Recorded information:

+---+

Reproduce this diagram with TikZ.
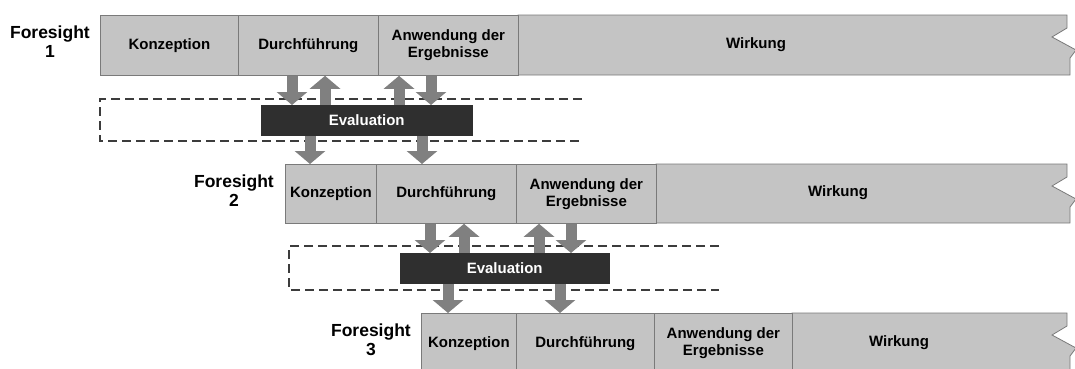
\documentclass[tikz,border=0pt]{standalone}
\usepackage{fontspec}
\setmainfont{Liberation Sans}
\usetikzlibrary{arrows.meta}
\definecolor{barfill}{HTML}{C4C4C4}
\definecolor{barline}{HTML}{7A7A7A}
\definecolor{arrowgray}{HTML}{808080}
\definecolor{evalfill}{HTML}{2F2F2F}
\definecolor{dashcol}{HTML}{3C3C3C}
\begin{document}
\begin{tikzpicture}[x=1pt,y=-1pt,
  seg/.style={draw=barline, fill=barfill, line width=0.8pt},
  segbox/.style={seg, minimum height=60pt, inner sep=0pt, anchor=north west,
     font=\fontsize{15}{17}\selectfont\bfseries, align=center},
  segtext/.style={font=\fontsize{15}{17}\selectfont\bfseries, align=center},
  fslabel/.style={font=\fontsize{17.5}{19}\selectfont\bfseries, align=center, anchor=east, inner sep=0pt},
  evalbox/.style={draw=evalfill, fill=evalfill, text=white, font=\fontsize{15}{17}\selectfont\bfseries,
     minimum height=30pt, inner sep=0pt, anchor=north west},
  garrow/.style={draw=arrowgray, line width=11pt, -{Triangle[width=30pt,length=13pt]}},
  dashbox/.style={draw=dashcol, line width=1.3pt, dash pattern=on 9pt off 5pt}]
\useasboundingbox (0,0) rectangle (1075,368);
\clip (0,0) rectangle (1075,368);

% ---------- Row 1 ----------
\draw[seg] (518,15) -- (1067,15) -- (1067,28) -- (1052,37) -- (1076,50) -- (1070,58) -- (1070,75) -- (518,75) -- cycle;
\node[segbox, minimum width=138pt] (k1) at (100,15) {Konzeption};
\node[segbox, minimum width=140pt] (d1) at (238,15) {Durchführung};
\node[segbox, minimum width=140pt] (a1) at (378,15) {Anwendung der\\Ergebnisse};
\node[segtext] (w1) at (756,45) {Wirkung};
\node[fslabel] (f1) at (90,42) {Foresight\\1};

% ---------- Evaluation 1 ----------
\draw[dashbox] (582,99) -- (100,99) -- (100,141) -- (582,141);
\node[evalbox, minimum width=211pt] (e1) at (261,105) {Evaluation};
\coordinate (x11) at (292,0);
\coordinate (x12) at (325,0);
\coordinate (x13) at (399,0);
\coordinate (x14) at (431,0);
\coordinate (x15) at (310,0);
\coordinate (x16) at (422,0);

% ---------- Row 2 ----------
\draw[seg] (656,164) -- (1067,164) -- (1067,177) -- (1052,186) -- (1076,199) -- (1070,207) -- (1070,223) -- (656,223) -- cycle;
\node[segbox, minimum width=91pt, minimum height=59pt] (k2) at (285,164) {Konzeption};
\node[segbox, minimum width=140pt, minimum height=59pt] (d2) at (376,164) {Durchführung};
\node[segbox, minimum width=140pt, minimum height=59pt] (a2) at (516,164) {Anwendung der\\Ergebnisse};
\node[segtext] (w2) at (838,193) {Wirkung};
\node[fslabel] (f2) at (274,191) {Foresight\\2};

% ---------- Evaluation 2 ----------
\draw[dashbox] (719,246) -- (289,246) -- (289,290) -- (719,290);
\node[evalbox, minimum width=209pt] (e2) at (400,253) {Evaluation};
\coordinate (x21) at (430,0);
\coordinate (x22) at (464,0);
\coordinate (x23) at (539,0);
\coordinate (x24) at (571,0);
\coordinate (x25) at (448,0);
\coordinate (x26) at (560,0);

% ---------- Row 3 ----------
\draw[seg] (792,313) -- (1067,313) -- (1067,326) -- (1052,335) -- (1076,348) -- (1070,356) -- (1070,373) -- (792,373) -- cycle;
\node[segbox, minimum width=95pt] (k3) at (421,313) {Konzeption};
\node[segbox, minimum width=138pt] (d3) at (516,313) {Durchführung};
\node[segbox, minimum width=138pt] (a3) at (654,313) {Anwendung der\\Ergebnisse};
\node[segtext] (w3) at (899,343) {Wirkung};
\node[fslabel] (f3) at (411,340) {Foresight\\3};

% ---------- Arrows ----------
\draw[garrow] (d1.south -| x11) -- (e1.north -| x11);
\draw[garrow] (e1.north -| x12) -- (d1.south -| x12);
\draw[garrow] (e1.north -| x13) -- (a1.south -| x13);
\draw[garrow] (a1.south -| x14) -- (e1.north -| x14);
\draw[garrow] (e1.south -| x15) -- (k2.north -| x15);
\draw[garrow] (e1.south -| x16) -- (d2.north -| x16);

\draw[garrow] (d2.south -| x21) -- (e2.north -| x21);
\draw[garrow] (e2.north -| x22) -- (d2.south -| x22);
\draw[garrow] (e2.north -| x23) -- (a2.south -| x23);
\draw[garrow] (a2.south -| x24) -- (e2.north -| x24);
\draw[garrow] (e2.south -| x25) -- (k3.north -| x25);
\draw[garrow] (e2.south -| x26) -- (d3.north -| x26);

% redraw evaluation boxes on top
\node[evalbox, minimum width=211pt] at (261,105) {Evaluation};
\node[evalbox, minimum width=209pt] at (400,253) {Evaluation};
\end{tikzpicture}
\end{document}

+---+

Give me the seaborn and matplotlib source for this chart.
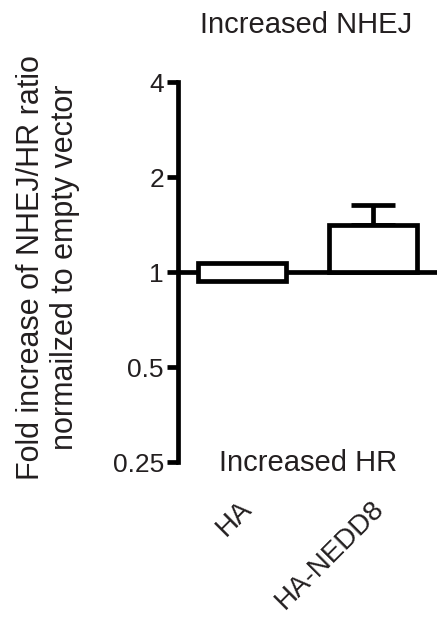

+---+

Problem statement: From the entries above, pull out each line that includes "this".

The answer:
Reproduce this diagram with TikZ.
Give me the seaborn and matplotlib source for this chart.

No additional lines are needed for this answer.